NEW DELHI, Jan 4: The Central Government has released the long-awaited draft of the Digital Personal Data Protection (DPDP) rules, introducing new provisions that mandate parental consent for children under 18 to create accounts on online or social media platforms. The rules also require parents to validate their identity and age, ensuring the consent is verifiable before any personal data of children is processed by online entities.
The draft rules are central to the implementation of the Data Protection Act, aiming to protect children’s personal data in the digital space. According to the draft, a “Data Fiduciary,” the entity processing personal data, must ensure that a parent provides verifiable consent before processing a child’s personal data. The rules also outline that parents’ identity and age must be validated through proof issued by an entity authorized by the law or government.

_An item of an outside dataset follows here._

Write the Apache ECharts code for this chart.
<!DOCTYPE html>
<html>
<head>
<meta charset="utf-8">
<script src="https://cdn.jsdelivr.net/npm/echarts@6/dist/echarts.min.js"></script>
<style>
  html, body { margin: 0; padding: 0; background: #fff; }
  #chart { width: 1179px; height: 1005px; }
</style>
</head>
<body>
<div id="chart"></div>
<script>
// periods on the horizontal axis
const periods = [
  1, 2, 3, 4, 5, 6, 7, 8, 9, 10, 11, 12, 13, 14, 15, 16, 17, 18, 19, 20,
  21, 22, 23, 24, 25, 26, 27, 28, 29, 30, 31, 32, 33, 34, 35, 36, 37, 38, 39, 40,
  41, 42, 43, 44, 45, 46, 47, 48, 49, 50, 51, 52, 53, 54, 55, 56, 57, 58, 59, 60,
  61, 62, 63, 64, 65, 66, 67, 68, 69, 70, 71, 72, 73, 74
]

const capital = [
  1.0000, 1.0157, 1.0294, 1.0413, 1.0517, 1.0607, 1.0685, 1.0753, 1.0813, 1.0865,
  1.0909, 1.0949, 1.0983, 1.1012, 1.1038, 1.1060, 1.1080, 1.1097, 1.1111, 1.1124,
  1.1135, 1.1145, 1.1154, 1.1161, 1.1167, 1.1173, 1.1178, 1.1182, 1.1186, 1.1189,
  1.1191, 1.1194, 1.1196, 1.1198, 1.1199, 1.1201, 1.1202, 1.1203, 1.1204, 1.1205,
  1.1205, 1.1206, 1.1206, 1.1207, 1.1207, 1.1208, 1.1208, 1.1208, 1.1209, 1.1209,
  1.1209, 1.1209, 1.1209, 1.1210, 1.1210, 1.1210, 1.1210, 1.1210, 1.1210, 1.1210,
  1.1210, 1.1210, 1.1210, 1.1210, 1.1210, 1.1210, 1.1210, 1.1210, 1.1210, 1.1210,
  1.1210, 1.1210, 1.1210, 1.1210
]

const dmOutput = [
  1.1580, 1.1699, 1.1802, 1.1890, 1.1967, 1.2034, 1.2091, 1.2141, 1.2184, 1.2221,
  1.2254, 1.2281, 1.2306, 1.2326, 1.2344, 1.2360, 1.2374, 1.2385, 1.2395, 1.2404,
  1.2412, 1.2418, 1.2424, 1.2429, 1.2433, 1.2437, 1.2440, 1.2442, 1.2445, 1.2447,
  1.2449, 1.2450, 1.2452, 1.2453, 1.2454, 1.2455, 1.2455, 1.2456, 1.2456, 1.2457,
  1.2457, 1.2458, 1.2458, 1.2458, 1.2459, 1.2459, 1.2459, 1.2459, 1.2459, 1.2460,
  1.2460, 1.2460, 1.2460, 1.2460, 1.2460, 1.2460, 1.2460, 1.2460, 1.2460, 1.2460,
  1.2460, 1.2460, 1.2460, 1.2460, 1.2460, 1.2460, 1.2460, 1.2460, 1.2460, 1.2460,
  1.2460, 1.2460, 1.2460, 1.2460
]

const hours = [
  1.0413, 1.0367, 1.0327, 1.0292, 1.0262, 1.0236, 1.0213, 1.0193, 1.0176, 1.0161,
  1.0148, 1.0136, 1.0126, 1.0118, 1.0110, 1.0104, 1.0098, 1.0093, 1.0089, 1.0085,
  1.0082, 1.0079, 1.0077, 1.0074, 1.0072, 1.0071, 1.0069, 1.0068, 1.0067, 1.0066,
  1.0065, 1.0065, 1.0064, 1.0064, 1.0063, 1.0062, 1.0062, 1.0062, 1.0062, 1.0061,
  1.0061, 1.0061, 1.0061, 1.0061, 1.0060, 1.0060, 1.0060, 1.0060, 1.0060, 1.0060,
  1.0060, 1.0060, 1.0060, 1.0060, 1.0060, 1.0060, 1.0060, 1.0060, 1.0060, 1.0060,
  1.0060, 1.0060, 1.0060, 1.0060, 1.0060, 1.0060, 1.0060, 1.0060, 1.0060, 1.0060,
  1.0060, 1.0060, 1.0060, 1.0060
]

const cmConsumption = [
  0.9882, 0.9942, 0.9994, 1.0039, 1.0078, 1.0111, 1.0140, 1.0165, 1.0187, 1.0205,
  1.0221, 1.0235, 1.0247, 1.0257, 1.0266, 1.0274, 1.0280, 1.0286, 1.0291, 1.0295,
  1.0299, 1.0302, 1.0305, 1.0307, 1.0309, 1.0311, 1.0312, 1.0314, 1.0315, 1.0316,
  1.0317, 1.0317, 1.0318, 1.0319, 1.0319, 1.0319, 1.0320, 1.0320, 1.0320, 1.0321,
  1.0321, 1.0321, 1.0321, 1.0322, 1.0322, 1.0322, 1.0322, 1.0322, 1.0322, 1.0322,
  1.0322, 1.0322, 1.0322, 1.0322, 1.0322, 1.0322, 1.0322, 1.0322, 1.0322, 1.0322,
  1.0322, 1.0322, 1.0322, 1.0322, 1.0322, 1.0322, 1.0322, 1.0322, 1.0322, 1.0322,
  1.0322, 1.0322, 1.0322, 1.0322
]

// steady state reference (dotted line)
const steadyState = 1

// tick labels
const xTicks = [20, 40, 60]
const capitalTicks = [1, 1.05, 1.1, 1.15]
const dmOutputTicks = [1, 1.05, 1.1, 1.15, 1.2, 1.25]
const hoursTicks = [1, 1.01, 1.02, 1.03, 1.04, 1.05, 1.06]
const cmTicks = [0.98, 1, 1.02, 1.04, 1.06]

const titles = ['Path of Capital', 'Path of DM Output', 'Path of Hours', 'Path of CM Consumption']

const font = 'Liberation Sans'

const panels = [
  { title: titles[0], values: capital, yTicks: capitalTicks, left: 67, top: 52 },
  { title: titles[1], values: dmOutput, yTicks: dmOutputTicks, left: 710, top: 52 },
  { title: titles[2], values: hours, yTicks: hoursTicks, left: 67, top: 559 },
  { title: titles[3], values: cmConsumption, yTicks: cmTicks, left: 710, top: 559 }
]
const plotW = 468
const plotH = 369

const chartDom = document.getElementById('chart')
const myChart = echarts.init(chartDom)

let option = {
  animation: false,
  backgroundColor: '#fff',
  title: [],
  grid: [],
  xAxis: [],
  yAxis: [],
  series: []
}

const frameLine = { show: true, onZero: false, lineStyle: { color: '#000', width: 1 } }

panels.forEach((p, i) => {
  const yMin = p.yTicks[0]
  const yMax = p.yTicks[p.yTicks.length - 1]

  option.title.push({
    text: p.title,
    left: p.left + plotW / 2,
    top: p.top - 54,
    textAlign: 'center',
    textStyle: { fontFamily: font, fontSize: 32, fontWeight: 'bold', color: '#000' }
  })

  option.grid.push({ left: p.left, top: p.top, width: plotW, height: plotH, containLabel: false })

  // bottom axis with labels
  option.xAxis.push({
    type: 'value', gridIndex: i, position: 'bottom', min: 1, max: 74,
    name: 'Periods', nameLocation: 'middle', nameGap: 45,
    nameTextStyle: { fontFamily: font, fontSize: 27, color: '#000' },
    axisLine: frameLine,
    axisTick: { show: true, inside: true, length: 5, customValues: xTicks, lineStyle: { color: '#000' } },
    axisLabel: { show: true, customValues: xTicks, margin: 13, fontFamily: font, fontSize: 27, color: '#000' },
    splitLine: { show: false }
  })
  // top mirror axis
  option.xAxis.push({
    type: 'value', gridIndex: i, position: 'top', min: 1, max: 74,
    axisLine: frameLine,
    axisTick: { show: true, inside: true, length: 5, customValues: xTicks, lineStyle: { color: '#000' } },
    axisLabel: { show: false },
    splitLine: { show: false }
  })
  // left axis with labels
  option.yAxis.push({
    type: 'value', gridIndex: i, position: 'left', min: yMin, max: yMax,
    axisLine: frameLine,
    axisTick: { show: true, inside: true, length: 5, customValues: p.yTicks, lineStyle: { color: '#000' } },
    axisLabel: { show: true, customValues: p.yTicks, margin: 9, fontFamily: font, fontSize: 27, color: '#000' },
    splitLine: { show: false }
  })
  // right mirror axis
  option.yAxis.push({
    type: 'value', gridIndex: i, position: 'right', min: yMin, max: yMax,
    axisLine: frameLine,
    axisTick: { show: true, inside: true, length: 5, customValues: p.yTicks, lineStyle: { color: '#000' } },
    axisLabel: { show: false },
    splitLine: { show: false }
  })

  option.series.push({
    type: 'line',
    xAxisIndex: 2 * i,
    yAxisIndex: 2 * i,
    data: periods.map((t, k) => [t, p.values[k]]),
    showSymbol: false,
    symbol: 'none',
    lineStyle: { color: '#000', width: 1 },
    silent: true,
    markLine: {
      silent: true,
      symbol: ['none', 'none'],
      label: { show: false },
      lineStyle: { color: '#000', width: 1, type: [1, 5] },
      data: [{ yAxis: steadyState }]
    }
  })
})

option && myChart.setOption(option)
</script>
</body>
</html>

A notable addition to the draft rules, which has surprised industry experts, is the emphasis on data localization and more stringent oversight of cross-border data sharing. The rules state that a “Significant Data Fiduciary” must ensure that certain personal data and traffic data do not leave the country. These data fiduciaries are entities that manage large volumes of personal data or sensitive data, and their processing methods are subject to strict regulations to ensure the protection of individuals’ rights and India’s sovereignty.
The draft rules explain that if a child’s account is to be created on an online platform, the platform must reference verified identity and age details to confirm that the parent is an identifiable adult. The parent may use services like a Digital Locker provider to voluntarily make these details available. This process will ensure compliance with Indian laws and regulations.

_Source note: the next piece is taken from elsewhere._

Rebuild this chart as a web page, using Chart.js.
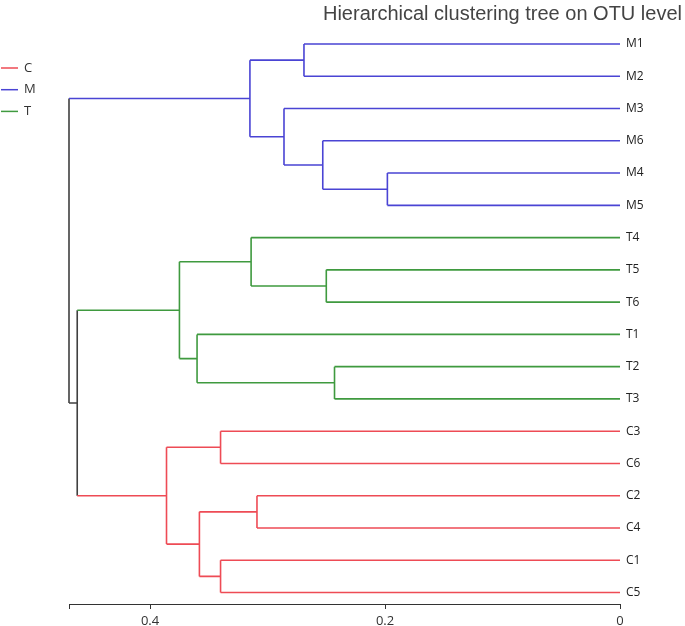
<!DOCTYPE html>
<html>
<head>
<meta charset="utf-8">
<script src="https://cdn.jsdelivr.net/npm/chart.js@4.4.1/dist/chart.umd.min.js"></script>
<style>
    html, body { margin: 0; padding: 0; background: #fff; }
    #wrap { width: 685px; height: 626px; }
</style>
</head>
<body>
<div id="wrap"><canvas id="tree"></canvas></div>
<script>
// Hojas en el orden del dibujo (arriba -> abajo)
const leaves = ['M1', 'M2', 'M3', 'M6', 'M4', 'M5', 'T4', 'T5', 'T6', 'T1', 'T2', 'T3', 'C3', 'C6', 'C2', 'C4', 'C1', 'C5'];
const groups = ['C', 'M', 'T'];
const groupColors = ['#ee4b55', '#4a44d4', '#3f9a3f'];
const mixedColor = '#404040';

// Uniones: hijo izquierdo, hijo derecho, altura ('nK' = union numero K)
const mergeLeft   = ['M1', 'M4', 'M6', 'M3', 'n0', 'T5', 'T4', 'T2', 'T1', 'n6', 'C3', 'C2', 'C1', 'n11', 'n10', 'n9', 'n4'];
const mergeRight  = ['M2', 'M5', 'n1', 'n2', 'n3', 'T6', 'n5', 'T3', 'n7', 'n8', 'C6', 'C4', 'C5', 'n12', 'n13', 'n14', 'n15'];
const mergeHeight = [0.269, 0.198, 0.253, 0.286, 0.315, 0.250, 0.314, 0.243, 0.360, 0.375, 0.340, 0.309, 0.340, 0.358, 0.386, 0.462, 0.469];

const xTicks = [0, 0.2, 0.4];
const xMax = 0.469;

document.addEventListener("DOMContentLoaded", () => {
    const nodes = {};
    leaves.forEach((name, i) => {
        nodes[name] = { y: i, h: 0, group: groups.indexOf(name[0]) };
    });

    // Segmentos agrupados por color, separados con NaN
    const segs = {};
    const addSeg = (color, a, b) => {
        if (!segs[color]) segs[color] = [];
        segs[color].push(a, b, { x: NaN, y: NaN });
    };
    const colorOf = (n) => n.group >= 0 ? groupColors[n.group] : mixedColor;

    mergeHeight.forEach((h, k) => {
        const a = nodes[mergeLeft[k]];
        const b = nodes[mergeRight[k]];
        const node = { y: (a.y + b.y) / 2, h: h, group: a.group === b.group ? a.group : -1 };
        nodes['n' + k] = node;
        addSeg(colorOf(a), { x: a.h, y: a.y }, { x: h, y: a.y });
        addSeg(colorOf(b), { x: b.h, y: b.y }, { x: h, y: b.y });
        addSeg(colorOf(node), { x: h, y: a.y }, { x: h, y: b.y });
    });

    const datasets = Object.keys(segs).map(color => ({
        data: segs[color],
        borderColor: color,
        borderWidth: 1.6,
        showLine: true,
        spanGaps: false,
        pointRadius: 0,
        tension: 0,
        clip: false
    }));

    // Leyenda a mano (lineas cortas arriba a la izquierda)
    const legendLines = {
        id: 'legendLines',
        afterDraw(chart) {
            const ctx = chart.ctx;
            ctx.save();
            ctx.font = '13px "Open Sans"';
            ctx.textBaseline = 'middle';
            groups.forEach((g, i) => {
                const y = 68 + i * 21.7;
                ctx.strokeStyle = groupColors[i];
                ctx.lineWidth = 1.5;
                ctx.beginPath();
                ctx.moveTo(1, y);
                ctx.lineTo(18, y);
                ctx.stroke();
                ctx.fillStyle = '#333';
                ctx.fillText(g, 24, y);
            });
            ctx.restore();
        }
    };

    new Chart(document.getElementById('tree'), {
        type: 'scatter',
        data: { datasets },
        plugins: [legendLines],
        options: {
            responsive: true,
            maintainAspectRatio: false,
            animation: false,
            layout: { padding: { left: 69, right: 3, top: 0, bottom: 0 } },
            plugins: {
                legend: { display: false },
                tooltip: { enabled: false },
                title: {
                    display: true,
                    text: 'Hierarchical clustering tree on OTU level',
                    align: 'end',
                    color: '#444',
                    font: { family: 'Liberation Sans', size: 20, weight: 'normal' },
                    padding: { top: 2, bottom: 1 }
                }
            },
            scales: {
                x: {
                    type: 'linear',
                    reverse: true,
                    min: 0,
                    max: xMax,
                    afterBuildTicks: (scale) => {
                        scale.ticks = [...xTicks, xMax].map(v => ({ value: v }));
                    },
                    afterFit: (scale) => { scale.height = 22; },
                    ticks: {
                        autoSkip: false,
                        maxRotation: 0,
                        padding: 4,
                        color: '#333',
                        font: { family: 'Open Sans', size: 13 },
                        callback: (v) => v === xMax ? '' : String(v)
                    },
                    grid: { drawOnChartArea: false, drawTicks: true, tickLength: 5, color: '#333' },
                    border: { display: true, color: '#333', width: 1 }
                },
                y: {
                    type: 'linear',
                    position: 'right',
                    reverse: true,
                    min: -0.527,
                    max: 17.356,
                    afterBuildTicks: (scale) => {
                        scale.ticks = leaves.map((_, i) => ({ value: i }));
                    },
                    afterFit: (scale) => { scale.width = 62; },
                    ticks: {
                        autoSkip: false,
                        padding: 6,
                        color: '#222',
                        font: { family: 'Open Sans', size: 12 },
                        callback: (v) => leaves[v]
                    },
                    grid: { display: false, drawTicks: false },
                    border: { display: false }
                }
            }
        }
    });
});
</script>
</body>
</html>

Another key feature of the rules is the provision for “consent managers,” entities tasked with managing and recording users’ consent for the processing of personal data. These consent managers must confirm that individuals have granted permission for their data to be used.
Furthermore, the draft includes provisions that would require significant data fiduciaries to carry out a Data Protection Impact Assessment (DPIA) and an audit every year. This assessment ensures that the processing of personal data is in line with the Data Protection Act and the rules. These fiduciaries must also ensure that the algorithmic software they use for data processing does not compromise individuals’ rights.
In terms of cross-border data sharing, the draft rules propose that data fiduciaries must comply with specific requirements outlined by the Central Government if transferring personal data outside India. These transfers must be conducted under strict conditions, as the government may restrict data flows to certain countries or entities. This could signal additional oversight for cross-border data sharing, even for countries that are not on a “blacklist.”
Shreya Suri, a Partner at IndusLaw, highlighted the new obligations for significant data fiduciaries regarding cross-border data transfers. While the DPDP Act generally permits such transfers, the draft rules suggest that certain personal data may face additional restrictions based on a committee’s recommendations. This adds a new layer to the regulatory framework that stakeholders will need to carefully consider.
In the event of a data breach, the rules also stipulate that affected individuals must be promptly informed. Entities must provide a detailed description of the breach, including its nature, scope, timing, and potential consequences, along with the risk mitigation measures being implemented.